### Direction
Only the lines from the start of the data through the line containing "945, 915, 940]" should be written out, exactly as they are, with both ends included and the pictures left out.

[BEGIN Information provided]

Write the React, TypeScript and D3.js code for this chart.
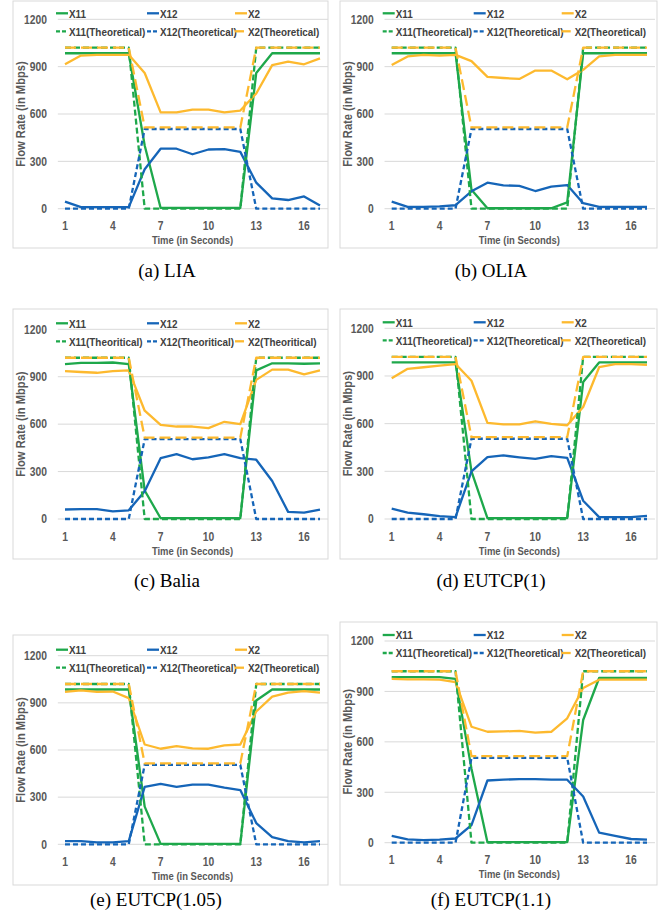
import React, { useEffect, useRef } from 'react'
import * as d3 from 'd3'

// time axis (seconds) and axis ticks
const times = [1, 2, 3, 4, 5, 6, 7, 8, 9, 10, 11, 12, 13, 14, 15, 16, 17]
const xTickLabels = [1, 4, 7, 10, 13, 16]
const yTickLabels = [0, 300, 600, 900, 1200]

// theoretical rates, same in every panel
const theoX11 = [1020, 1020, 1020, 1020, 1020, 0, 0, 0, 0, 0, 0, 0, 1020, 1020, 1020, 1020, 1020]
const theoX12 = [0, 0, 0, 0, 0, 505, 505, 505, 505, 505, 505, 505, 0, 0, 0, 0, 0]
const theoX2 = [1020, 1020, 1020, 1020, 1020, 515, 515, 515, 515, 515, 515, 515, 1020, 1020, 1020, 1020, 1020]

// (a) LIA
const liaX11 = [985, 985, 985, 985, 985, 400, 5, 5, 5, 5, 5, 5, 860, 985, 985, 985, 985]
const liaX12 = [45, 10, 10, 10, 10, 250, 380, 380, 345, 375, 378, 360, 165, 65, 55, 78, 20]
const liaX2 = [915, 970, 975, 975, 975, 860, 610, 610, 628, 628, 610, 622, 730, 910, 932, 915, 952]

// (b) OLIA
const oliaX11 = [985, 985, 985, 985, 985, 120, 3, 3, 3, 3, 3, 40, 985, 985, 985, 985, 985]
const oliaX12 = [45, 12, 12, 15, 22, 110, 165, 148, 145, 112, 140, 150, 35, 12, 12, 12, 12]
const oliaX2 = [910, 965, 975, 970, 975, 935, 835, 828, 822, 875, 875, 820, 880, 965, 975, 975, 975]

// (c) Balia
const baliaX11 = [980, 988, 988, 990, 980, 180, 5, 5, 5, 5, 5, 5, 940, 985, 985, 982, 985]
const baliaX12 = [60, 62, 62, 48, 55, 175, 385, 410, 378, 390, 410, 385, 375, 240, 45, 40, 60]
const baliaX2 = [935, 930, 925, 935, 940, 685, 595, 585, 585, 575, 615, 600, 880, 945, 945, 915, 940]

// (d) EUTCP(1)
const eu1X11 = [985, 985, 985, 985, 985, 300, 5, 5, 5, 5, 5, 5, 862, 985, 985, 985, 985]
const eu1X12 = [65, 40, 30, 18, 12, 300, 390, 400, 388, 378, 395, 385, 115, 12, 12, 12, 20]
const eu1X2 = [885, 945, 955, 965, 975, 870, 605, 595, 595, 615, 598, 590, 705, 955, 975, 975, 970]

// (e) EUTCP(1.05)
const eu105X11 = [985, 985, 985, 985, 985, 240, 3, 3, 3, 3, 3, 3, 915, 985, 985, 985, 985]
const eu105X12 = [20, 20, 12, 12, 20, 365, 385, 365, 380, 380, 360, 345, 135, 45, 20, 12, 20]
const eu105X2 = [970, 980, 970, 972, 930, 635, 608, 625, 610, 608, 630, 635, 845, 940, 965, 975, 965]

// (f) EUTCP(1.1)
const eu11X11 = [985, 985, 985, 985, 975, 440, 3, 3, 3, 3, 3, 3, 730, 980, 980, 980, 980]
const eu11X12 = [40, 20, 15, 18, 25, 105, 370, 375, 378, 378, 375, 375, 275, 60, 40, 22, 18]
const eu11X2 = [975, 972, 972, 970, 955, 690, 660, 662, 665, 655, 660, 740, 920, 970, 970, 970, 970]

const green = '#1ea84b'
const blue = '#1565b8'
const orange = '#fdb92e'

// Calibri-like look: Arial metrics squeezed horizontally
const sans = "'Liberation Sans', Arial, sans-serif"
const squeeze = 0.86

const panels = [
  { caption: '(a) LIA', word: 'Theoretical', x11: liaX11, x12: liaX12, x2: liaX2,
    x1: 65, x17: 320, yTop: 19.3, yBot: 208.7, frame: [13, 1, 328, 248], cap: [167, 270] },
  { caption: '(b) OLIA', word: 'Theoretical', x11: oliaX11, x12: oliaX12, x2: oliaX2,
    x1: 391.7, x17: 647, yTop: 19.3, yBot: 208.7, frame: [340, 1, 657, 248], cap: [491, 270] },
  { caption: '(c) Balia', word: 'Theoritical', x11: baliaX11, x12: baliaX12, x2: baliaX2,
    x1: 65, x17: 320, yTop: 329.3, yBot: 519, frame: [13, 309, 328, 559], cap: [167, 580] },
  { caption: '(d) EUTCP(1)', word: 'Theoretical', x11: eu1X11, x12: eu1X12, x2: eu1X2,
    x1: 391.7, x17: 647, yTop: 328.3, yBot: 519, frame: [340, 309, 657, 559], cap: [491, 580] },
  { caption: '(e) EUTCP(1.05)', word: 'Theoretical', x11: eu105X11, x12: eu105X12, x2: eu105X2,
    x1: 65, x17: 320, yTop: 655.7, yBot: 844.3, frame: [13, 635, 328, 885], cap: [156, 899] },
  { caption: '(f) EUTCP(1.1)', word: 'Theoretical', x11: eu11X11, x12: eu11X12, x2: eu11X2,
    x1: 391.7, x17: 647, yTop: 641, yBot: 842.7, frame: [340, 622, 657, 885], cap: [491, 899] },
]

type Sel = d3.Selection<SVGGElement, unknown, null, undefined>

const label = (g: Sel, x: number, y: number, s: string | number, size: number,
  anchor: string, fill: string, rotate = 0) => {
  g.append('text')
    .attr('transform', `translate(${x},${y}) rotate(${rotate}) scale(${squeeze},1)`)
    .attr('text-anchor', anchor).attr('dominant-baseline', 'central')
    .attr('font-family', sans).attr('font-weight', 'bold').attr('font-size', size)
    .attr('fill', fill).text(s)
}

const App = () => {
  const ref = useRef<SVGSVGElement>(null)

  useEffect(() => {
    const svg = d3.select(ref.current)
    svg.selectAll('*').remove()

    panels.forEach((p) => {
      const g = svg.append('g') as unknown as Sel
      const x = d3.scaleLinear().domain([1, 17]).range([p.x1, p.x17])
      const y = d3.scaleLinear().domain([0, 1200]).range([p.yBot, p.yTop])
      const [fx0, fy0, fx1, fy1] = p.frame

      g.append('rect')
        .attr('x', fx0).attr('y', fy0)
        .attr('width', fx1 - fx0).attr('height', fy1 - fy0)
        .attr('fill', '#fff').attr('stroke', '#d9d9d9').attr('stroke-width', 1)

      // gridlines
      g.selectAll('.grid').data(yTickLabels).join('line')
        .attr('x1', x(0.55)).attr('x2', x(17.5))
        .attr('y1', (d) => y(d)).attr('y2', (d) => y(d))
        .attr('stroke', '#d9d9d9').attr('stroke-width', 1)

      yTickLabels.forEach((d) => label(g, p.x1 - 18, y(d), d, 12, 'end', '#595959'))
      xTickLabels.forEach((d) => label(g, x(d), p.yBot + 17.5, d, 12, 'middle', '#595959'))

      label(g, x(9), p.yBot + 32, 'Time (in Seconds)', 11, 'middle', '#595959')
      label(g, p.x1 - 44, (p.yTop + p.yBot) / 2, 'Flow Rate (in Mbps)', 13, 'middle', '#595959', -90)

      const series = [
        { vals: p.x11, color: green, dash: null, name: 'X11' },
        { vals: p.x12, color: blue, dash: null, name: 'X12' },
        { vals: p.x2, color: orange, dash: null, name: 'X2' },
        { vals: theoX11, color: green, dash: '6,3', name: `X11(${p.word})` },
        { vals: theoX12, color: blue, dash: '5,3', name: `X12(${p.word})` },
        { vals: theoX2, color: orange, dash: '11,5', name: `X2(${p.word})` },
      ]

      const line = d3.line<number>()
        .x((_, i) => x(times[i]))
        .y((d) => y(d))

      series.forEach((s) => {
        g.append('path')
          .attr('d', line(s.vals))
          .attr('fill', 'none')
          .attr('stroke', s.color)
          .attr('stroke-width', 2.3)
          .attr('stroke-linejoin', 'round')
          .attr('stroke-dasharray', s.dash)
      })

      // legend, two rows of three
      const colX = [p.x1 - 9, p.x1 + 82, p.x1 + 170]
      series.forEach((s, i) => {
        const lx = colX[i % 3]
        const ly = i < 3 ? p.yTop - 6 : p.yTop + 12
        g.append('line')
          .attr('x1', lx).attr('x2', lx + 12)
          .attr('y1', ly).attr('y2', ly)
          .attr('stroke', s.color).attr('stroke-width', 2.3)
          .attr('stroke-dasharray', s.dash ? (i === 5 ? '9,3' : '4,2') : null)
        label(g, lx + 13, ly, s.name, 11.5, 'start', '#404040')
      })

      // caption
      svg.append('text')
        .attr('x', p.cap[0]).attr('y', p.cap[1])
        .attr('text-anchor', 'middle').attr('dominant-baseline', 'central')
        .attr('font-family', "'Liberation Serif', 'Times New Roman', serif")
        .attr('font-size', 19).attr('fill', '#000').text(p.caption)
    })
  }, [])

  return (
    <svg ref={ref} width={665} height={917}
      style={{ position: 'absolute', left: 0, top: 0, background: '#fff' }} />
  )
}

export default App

[END Information provided]

### Final result
Write the React, TypeScript and D3.js code for this chart.
import React, { useEffect, useRef } from 'react'
import * as d3 from 'd3'

// time axis (seconds) and axis ticks
const times = [1, 2, 3, 4, 5, 6, 7, 8, 9, 10, 11, 12, 13, 14, 15, 16, 17]
const xTickLabels = [1, 4, 7, 10, 13, 16]
const yTickLabels = [0, 300, 600, 900, 1200]

// theoretical rates, same in every panel
const theoX11 = [1020, 1020, 1020, 1020, 1020, 0, 0, 0, 0, 0, 0, 0, 1020, 1020, 1020, 1020, 1020]
const theoX12 = [0, 0, 0, 0, 0, 505, 505, 505, 505, 505, 505, 505, 0, 0, 0, 0, 0]
const theoX2 = [1020, 1020, 1020, 1020, 1020, 515, 515, 515, 515, 515, 515, 515, 1020, 1020, 1020, 1020, 1020]

// (a) LIA
const liaX11 = [985, 985, 985, 985, 985, 400, 5, 5, 5, 5, 5, 5, 860, 985, 985, 985, 985]
const liaX12 = [45, 10, 10, 10, 10, 250, 380, 380, 345, 375, 378, 360, 165, 65, 55, 78, 20]
const liaX2 = [915, 970, 975, 975, 975, 860, 610, 610, 628, 628, 610, 622, 730, 910, 932, 915, 952]

// (b) OLIA
const oliaX11 = [985, 985, 985, 985, 985, 120, 3, 3, 3, 3, 3, 40, 985, 985, 985, 985, 985]
const oliaX12 = [45, 12, 12, 15, 22, 110, 165, 148, 145, 112, 140, 150, 35, 12, 12, 12, 12]
const oliaX2 = [910, 965, 975, 970, 975, 935, 835, 828, 822, 875, 875, 820, 880, 965, 975, 975, 975]

// (c) Balia
const baliaX11 = [980, 988, 988, 990, 980, 180, 5, 5, 5, 5, 5, 5, 940, 985, 985, 982, 985]
const baliaX12 = [60, 62, 62, 48, 55, 175, 385, 410, 378, 390, 410, 385, 375, 240, 45, 40, 60]
const baliaX2 = [935, 930, 925, 935, 940, 685, 595, 585, 585, 575, 615, 600, 880, 945, 945, 915, 940]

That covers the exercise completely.